At a stated term of the United States Court of Appeals for the Second Circuit, held at the
Thurgood Marshall United States Courthouse, 40 Foley Square, in the City of New York, on the
7th day of October, two thousand fourteen.
PRESENT: BARRINGTON D. PARKER,
GERARD E. LYNCH,
SUSAN L. CARNEY,
Circuit Judges.
_____________________________________
In Re: Karin Baranek,
Debtor.
________________________________________
Mark Baranek,
Plaintiff-Appellant,
v. No. 13-3835-bk
Karin Baranek,
Defendant-Appellee.
_____________________________________
FOR PLAINTIFF-APPELLANT: Mark Baranek, Smithtown, NY
FOR DEFENDANT-APPELLEE: Heath S. Berger, Berger, Fischoff &
Shumer, LLP, Woodbury, NY
Appeal from a judgment of the United States District Court for the Eastern
District of New York (Pamela K. Chen, J.).
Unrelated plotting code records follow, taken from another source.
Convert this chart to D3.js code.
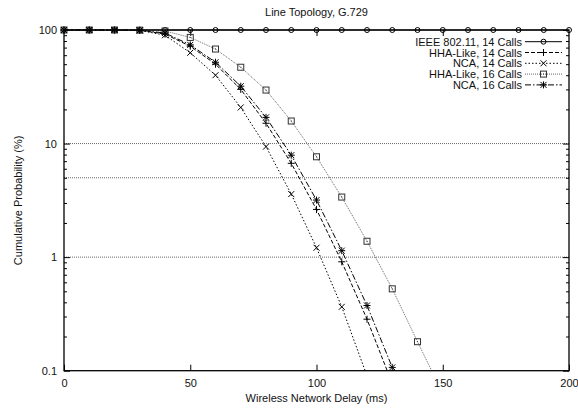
<!DOCTYPE html>
<html>
<head>
<meta charset="utf-8">
<script src="https://cdn.jsdelivr.net/npm/d3@7"></script>
<style>
  html, body { margin: 0; padding: 0; background: #fff; }
  svg { display: block; font-family: "Liberation Sans", Arial, sans-serif; }
  .lbl { font-size: 11px; fill: #111; }
</style>
</head>
<body>
<svg id="chart" width="578" height="410"></svg>
<script>
/* ── Data ─────────────────────────────────────────────────── */
const DELAY_MS = [0, 10, 20, 30, 40, 50, 60, 70, 80, 90, 100,
                  110, 120, 130, 140, 150, 160, 170, 180, 190, 200];

// cumulative probability (%) at DELAY_MS[i]
const IEEE_14 = [100, 100, 100, 100, 100, 100, 100, 100, 100, 100, 100,
                 100, 100, 100, 100, 100, 100, 100, 100, 100, 100];
const HHA_14  = [100, 100, 100, 99.5, 92, 72, 50, 30, 15.1, 6.7, 2.63, 0.91, 0.284, 0.077];
const NCA_14  = [100, 100, 100, 99.2, 90, 63, 40, 20.8, 9.4, 3.59, 1.21, 0.365, 0.09];
const HHA_16  = [100, 100, 100, 99.7, 98, 86, 68, 47, 29.6, 15.8, 7.65, 3.38, 1.38, 0.526, 0.18, 0.063];
const NCA_16  = [100, 100, 100, 99.5, 94, 74, 52, 32, 17, 7.9, 3.18, 1.14, 0.375, 0.107, 0.03];

const SERIES_NAMES = ["IEEE 802.11, 14 Calls", "HHA-Like, 14 Calls", "NCA, 14 Calls",
                      "HHA-Like, 16 Calls", "NCA, 16 Calls"];

const X_TICKS  = [0, 50, 100, 150, 200];
const Y_TICKS  = [0.1, 1, 10, 100];
const Y_MINOR  = [0.2, 0.3, 0.4, 0.5, 0.6, 0.7, 0.8, 0.9,
                  2, 3, 4, 5, 6, 7, 8, 9,
                  20, 30, 40, 50, 60, 70, 80, 90];
const GRID_Y   = [10, 5, 1];

/* ── Styles per series ────────────────────────────────────── */
const STYLES = [
  { marker: "circle", dash: null,        color: "#000" },
  { marker: "plus",   dash: "4,2",       color: "#000" },
  { marker: "cross",  dash: "1.5,2",     color: "#000" },
  { marker: "square", dash: "1,1",       color: "#666" },
  { marker: "star",   dash: "6,2,1.5,2", color: "#000" },
];

const seriesValues = [IEEE_14, HHA_14, NCA_14, HHA_16, NCA_16];
const series = SERIES_NAMES.map((name, i) => ({
  name,
  style: STYLES[i],
  pts: seriesValues[i].map((v, j) => ({ x: DELAY_MS[j], y: v })),
}));

/* ── Layout ───────────────────────────────────────────────── */
const L = 64, R = 569, T = 30, B = 370.7;

const svg = d3.select("#chart");
const x = d3.scaleLinear().domain([0, 200]).range([L, R]);
const y = d3.scaleLog().domain([0.1, 100]).range([B, T]);

/* Grid lines */
svg.append("g").selectAll("line").data(GRID_Y).join("line")
  .attr("x1", L).attr("x2", R)
  .attr("y1", (d) => y(d)).attr("y2", (d) => y(d))
  .attr("stroke", "#666").attr("stroke-width", 1)
  .attr("stroke-dasharray", "1,1");

/* Axes (ticks inward, mirrored) */
function styleAxis(g) {
  g.select(".domain").remove();
  g.selectAll("line").attr("stroke", "#000");
  g.selectAll("text").attr("class", "lbl");
  g.attr("font-family", null).attr("font-size", null);
}

svg.append("g").attr("transform", `translate(0,${B})`)
  .call(d3.axisBottom(x).tickValues(X_TICKS).tickSize(-6).tickPadding(9).tickFormat(d3.format("d")))
  .call(styleAxis);
svg.append("g").attr("transform", `translate(0,${T})`)
  .call(d3.axisTop(x).tickValues(X_TICKS.slice(1, -1)).tickSize(-6).tickFormat(""))
  .call(styleAxis);

svg.append("g").attr("transform", `translate(${L},0)`)
  .call(d3.axisLeft(y).tickValues(Y_TICKS).tickSize(-6).tickPadding(7).tickFormat((d) => String(d)))
  .call(styleAxis);
svg.append("g").attr("transform", `translate(${L},0)`)
  .call(d3.axisLeft(y).tickValues(Y_MINOR).tickSize(-3).tickFormat(""))
  .call(styleAxis);
svg.append("g").attr("transform", `translate(${R},0)`)
  .call(d3.axisRight(y).tickValues(Y_TICKS).tickSize(-6).tickFormat(""))
  .call(styleAxis);
svg.append("g").attr("transform", `translate(${R},0)`)
  .call(d3.axisRight(y).tickValues(Y_MINOR).tickSize(-3).tickFormat(""))
  .call(styleAxis);

/* Clip for curves */
svg.append("clipPath").attr("id", "plot-clip")
  .append("rect").attr("x", L).attr("y", T - 4).attr("width", R - L).attr("height", B - T + 4);

/* Markers */
function drawMarker(sel, type, color) {
  sel.attr("fill", "none").attr("stroke", color).attr("stroke-width", 1);
  if (type === "circle") {
    sel.append("circle").attr("r", 2.5);
  } else if (type === "plus") {
    sel.append("path").attr("d", "M-3.5,0H3.5M0,-3.5V3.5");
  } else if (type === "cross") {
    sel.append("path").attr("d", "M-3,-3L3,3M-3,3L3,-3");
  } else if (type === "square") {
    sel.append("rect").attr("x", -3).attr("y", -3).attr("width", 6).attr("height", 6);
    sel.append("rect").attr("x", -0.5).attr("y", -0.5).attr("width", 1).attr("height", 1)
      .attr("fill", color).attr("stroke", "none");
  } else if (type === "star") {
    sel.append("path").attr("d", "M-3.5,0H3.5M0,-3.5V3.5M-3,-3L3,3M-3,3L3,-3");
  }
}

const line = d3.line().x((d) => x(d.x)).y((d) => y(d.y));
const markColor = (s) => (s.style.color === "#666" ? "#333" : s.style.color);

const plot = svg.append("g");
series.forEach((s) => {
  plot.append("path")
    .datum(s.pts)
    .attr("clip-path", "url(#plot-clip)")
    .attr("d", line)
    .attr("fill", "none")
    .attr("stroke", s.style.color)
    .attr("stroke-width", 1)
    .attr("stroke-dasharray", s.style.dash);
});
series.forEach((s) => {
  plot.append("g").selectAll("g")
    .data(s.pts.filter((d) => d.y >= 0.1))
    .join("g")
    .attr("transform", (d) => `translate(${x(d.x)},${y(d.y)})`)
    .each(function () { drawMarker(d3.select(this), s.style.marker, markColor(s)); });
});

/* Frame */
svg.append("rect")
  .attr("x", L).attr("y", T).attr("width", R - L).attr("height", B - T)
  .attr("fill", "none").attr("stroke", "#000").attr("stroke-width", 1.3);

/* Legend */
const lg = svg.append("g");
series.forEach((s, i) => {
  const ly = 41.7 + i * 10.8;
  lg.append("text").attr("class", "lbl")
    .attr("x", 522).attr("y", ly + 4).attr("text-anchor", "end").text(s.name);
  lg.append("line")
    .attr("x1", 525).attr("x2", 562).attr("y1", ly).attr("y2", ly)
    .attr("stroke", s.style.color).attr("stroke-width", 1)
    .attr("stroke-dasharray", s.style.dash);
  lg.append("g").attr("transform", `translate(543.5,${ly})`)
    .call((g) => drawMarker(g, s.style.marker, markColor(s)));
});

/* Titles */
svg.append("text").attr("class", "lbl")
  .attr("x", (L + R) / 2).attr("y", 16).attr("text-anchor", "middle")
  .text("Line Topology, G.729");
svg.append("text").attr("class", "lbl")
  .attr("x", (L + R) / 2).attr("y", 402).attr("text-anchor", "middle")
  .text("Wireless Network Delay (ms)");
svg.append("text").attr("class", "lbl")
  .attr("transform", `translate(22,${(T + B) / 2}) rotate(-90)`)
  .attr("text-anchor", "middle")
  .text("Cumulative Probability (%)");
</script>
</body>
</html>
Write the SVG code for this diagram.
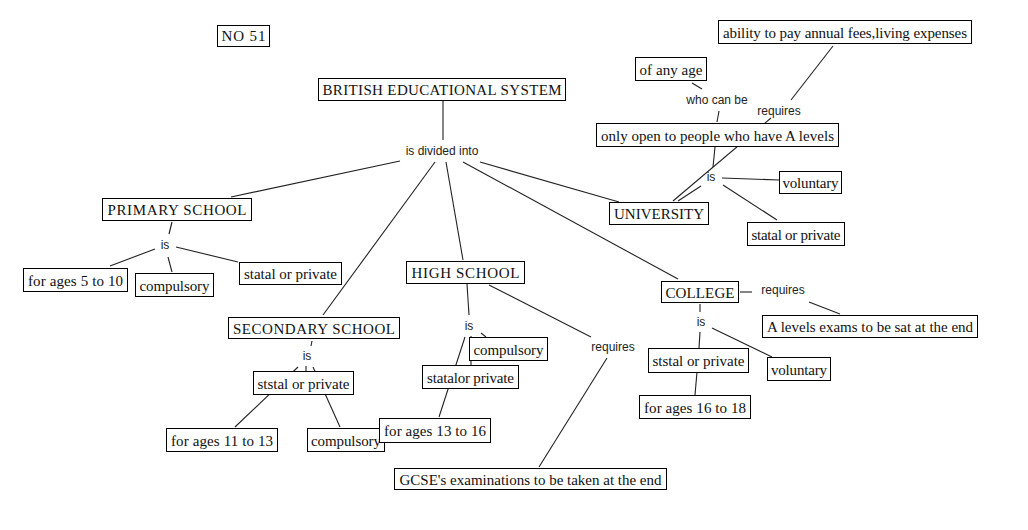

UPON DUE CONSIDERATION, IT IS HEREBY ORDERED, ADJUDGED,
AND DECREED that the judgment of the district court is AFFIRMED.
Mark Baranek, proceeding pro se, appeals from the September 12, 2013 district
court judgment affirming the July 2, 2012 and July 25, 2012 orders of the Bankruptcy
Court for the Eastern District of New York (Alan S. Trust, J.). We assume the parties’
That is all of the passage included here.